Will fix in V2, thanks.

> > +		munmap(graph_map, graph_size);
> > +		close(fd);
> > +		exit(1);
> 
> Ouch, exit(1) from load_commit_graph_one()? Can't we return NULL here
> instead? Nasty to exit from a library routine, but then I see later...
> 
> > @@ -201,11 +235,6 @@ struct commit_graph *load_commit_graph_one(const char *graph_file)
> >  	}
> >
> >  	return graph;
> > -
> > -cleanup_fail:
> > -	munmap(graph_map, graph_size);
> > -	close(fd);
> > -	exit(1);
> >  }
> 
> ... ah, I see this is where you got the exit(1) from. So it was there
> already.
> 
> >  static void prepare_commit_graph_one(struct repository *r, const char *obj_dir)

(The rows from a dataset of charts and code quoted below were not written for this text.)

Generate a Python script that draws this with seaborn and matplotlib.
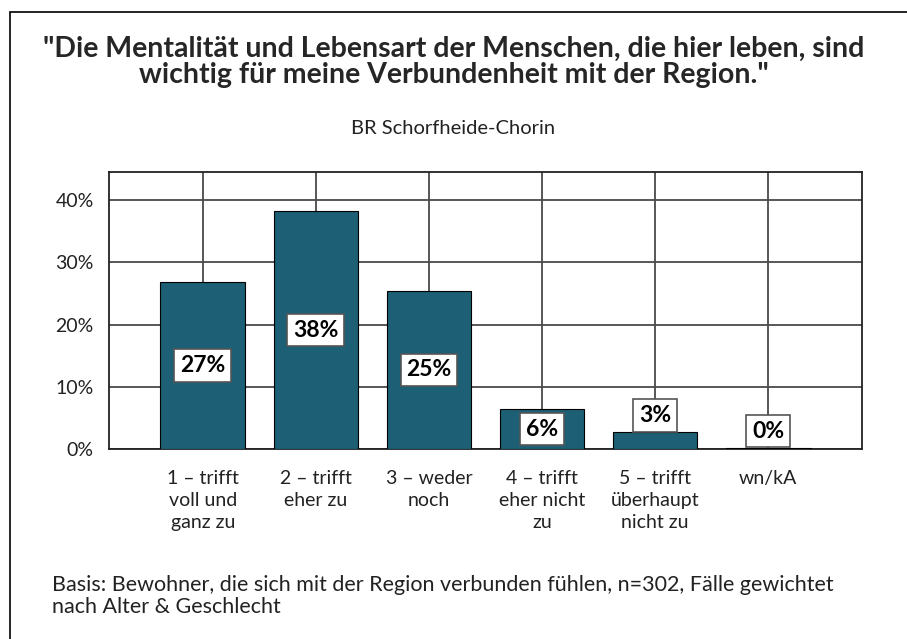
import matplotlib
matplotlib.use("Agg")
import matplotlib.pyplot as plt
import seaborn as sns
import pandas as pd
from matplotlib.patches import Rectangle

# Daten aus der Grafik
categories = ["1 – trifft\nvoll und\nganz zu", "2 – trifft\neher zu", "3 – weder\nnoch",
              "4 – trifft\neher nicht\nzu", "5 – trifft\nüberhaupt\nnicht zu", "wn/kA"]
values = [26.9, 38.2, 25.4, 6.4, 2.7, 0.2]
y_ticks = [0, 10, 20, 30, 40]
y_tick_labels = ["0%", "10%", "20%", "30%", "40%"]

title = '"Die Mentalität und Lebensart der Menschen, die hier leben, sind\nwichtig für meine Verbundenheit mit der Region."'
subtitle = "BR Schorfheide-Chorin"
footnote = "Basis: Bewohner, die sich mit der Region verbunden fühlen, n=302, Fälle gewichtet\nnach Alter & Geschlecht"

sns.set_style("white")
plt.rcParams['font.family'] = ['Lato', 'DejaVu Sans']

bar_color = "#1d5f74"
grid_color = "#4a4a4a"

df = pd.DataFrame({"cat": categories, "val": values})

fig = plt.figure(figsize=(9.07, 6.39), dpi=100)
ax = fig.add_axes([109/907, 1 - 449/639, (862 - 109)/907, (449 - 172)/639])

sns.barplot(data=df, x="cat", y="val", color=bar_color, width=0.75,
            edgecolor="black", linewidth=0.8, saturation=1, ax=ax, zorder=3)

ax.set_xlim(-0.83, 5.83)
ax.set_ylim(0, 44.5)
ax.set_yticks(y_ticks)
ax.set_yticklabels(y_tick_labels, fontsize=14, color="#222222")
ax.tick_params(axis="x", labelsize=14, length=10, width=1.3, color=grid_color,
               pad=5, labelcolor="#222222")
ax.tick_params(axis="y", length=10, width=1.3, color=grid_color, pad=1)
for lbl in ax.get_xticklabels():
    lbl.set_linespacing(1.38)
    lbl.set_verticalalignment("top")
ax.set_xlabel("")
ax.set_ylabel("")
ax.grid(True, color=grid_color, linewidth=1.3, zorder=0)
ax.set_axisbelow(True)
for s in ax.spines.values():
    s.set_color("#222222")
    s.set_linewidth(1.3)

# Wertelabels
for i, v in enumerate(values):
    txt = f"{v:.0f}%"
    if v >= 5:
        ypos, va = v / 2, "center"
    else:
        ypos, va = v + 1.0, "bottom"
    ax.text(i, ypos, txt, ha="center", va=va, fontsize=16.5, fontweight="bold",
            color="black", zorder=5,
            bbox=dict(boxstyle="square,pad=0.25", facecolor="white",
                      edgecolor="#555555", linewidth=1.2))

fig.text(0.5, 1 - 62/639, title, ha="center", va="center", fontsize=20.5,
         fontweight="bold", linespacing=1.0)
fig.text(0.5, 1 - 128/639, subtitle, ha="center", va="center", fontsize=14.5,
         color="#222222")
fig.text(52/907, 1 - 596/639, footnote, ha="left", va="center", fontsize=15.5,
         color="#222222", linespacing=1.15)

# Rahmen
fig.patches.append(Rectangle((10/907, -0.1), 1.2, 1 - 12/639 + 0.1,
                             transform=fig.transFigure, fill=False,
                             edgecolor="black", linewidth=1.2))

fig.savefig("out.png", dpi=100)
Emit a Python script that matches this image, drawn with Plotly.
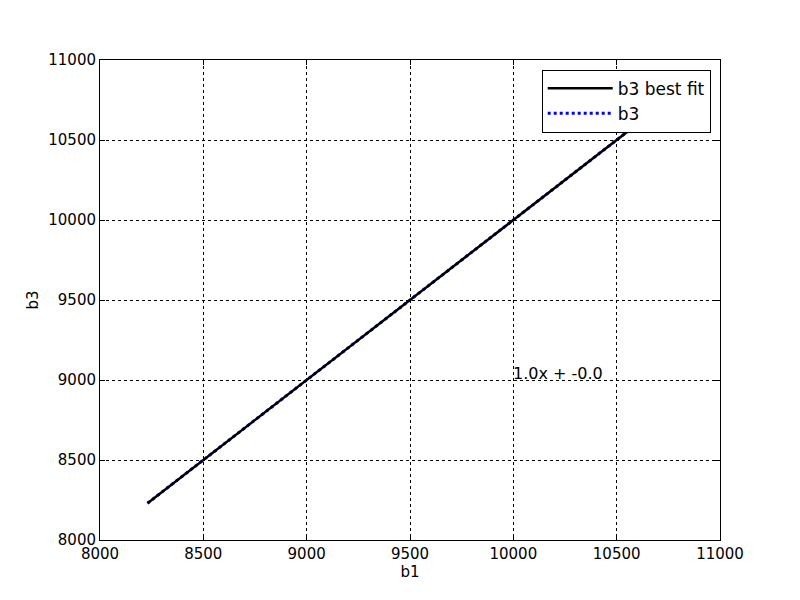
import plotly.graph_objects as go

b1 = [8230, 8400, 8600, 8800, 9000, 9200, 9400, 9600, 9800, 10000, 10200, 10400, 10600, 10750]
b3 = [8230, 8400, 8600, 8800, 9000, 9200, 9400, 9600, 9800, 10000, 10200, 10400, 10600, 10750]
fit_x = [8230, 10750]
fit_y = [8230, 10750]
x_ticks = [8000, 8500, 9000, 9500, 10000, 10500, 11000]
y_ticks = [8000, 8500, 9000, 9500, 10000, 10500, 11000]
annot_text = "1.0x + -0.0"
annot_pos = (10000, 9000)

fig = go.Figure()
fig.add_trace(go.Scatter(x=b1, y=b3, mode="lines", name="b3",
                         line=dict(color="blue", width=3, dash="dot")))
fig.add_trace(go.Scatter(x=fit_x, y=fit_y, mode="lines", name="b3 best fit",
                         line=dict(color="black", width=2.5)))

axis_common = dict(showline=True, linecolor="black", linewidth=1, mirror="ticks",
                   ticks="inside", ticklen=5, tickcolor="black",
                   showgrid=True, gridcolor="black", griddash="dot", gridwidth=1,
                   zeroline=False, tickfont=dict(size=15, color="black"))

fig.update_layout(
    width=800, height=600,
    margin=dict(l=92, r=88, t=52, b=68),
    paper_bgcolor="white", plot_bgcolor="white",
    font=dict(family="DejaVu Sans", color="black"),
    xaxis=dict(range=[8000, 11000], tickvals=x_ticks, ticktext=[str(v) for v in x_ticks],
               title=dict(text="b1", font=dict(size=15), standoff=4), **axis_common),
    yaxis=dict(range=[8000, 11000], tickvals=y_ticks, ticktext=[str(v) for v in y_ticks],
               title=dict(text="b3", font=dict(size=15), standoff=6), **axis_common),
    legend=dict(x=0.985, y=0.98, xanchor="right", yanchor="top", traceorder="reversed",
                bordercolor="black", borderwidth=1, bgcolor="white", itemwidth=65,
                font=dict(size=17, color="black")),
    showlegend=True,
)
fig.add_annotation(x=annot_pos[0], y=annot_pos[1], text=annot_text, showarrow=False,
                   xanchor="left", yanchor="bottom", xshift=-2, yshift=-5,
                   font=dict(size=16, color="black"))

fig.write_html("out.html")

> > diff --git a/fuzz-commit-graph.c b/fuzz-commit-graph.c
> > new file mode 100644
> > index 0000000000..420851d0d2
> > --- /dev/null
> > +++ b/fuzz-commit-graph.c
> > @@ -0,0 +1,18 @@
> > +#include "object-store.h"
> > +#include "commit-graph.h"
> > +
> > +struct commit_graph *parse_commit_graph(void *graph_map, int fd,
> > +					size_t graph_size);
> > +
> > +int LLVMFuzzerTestOneInput(const uint8_t *data, size_t size);
> > +
> > +int LLVMFuzzerTestOneInput(const uint8_t *data, size_t size)
> > +{
> > +	struct commit_graph *g;
> > +
> > +	g = parse_commit_graph((void *) data, -1, size);
> > +	if (g)
> > +		free(g);
> > +
> > +	return 0;
> > +}
> 
> I hadn't looked at this before, but see your 5e47215080 ("fuzz: add
> basic fuzz testing target.", 2018-10-12) for some prior art.
> 
> There's instructions there for a very long "make" invocation. Would be
> nice if this were friendlier and we could just do "make test-fuzz" or
> something...

Yeah, the problem is that there are too many combinations of fuzzing
engine, sanitizer, and compiler to make any reasonable default here.
Even if you just stick with libFuzzer, address sanitizer, and clang, the
flags change radically depending on which version of clang you're using.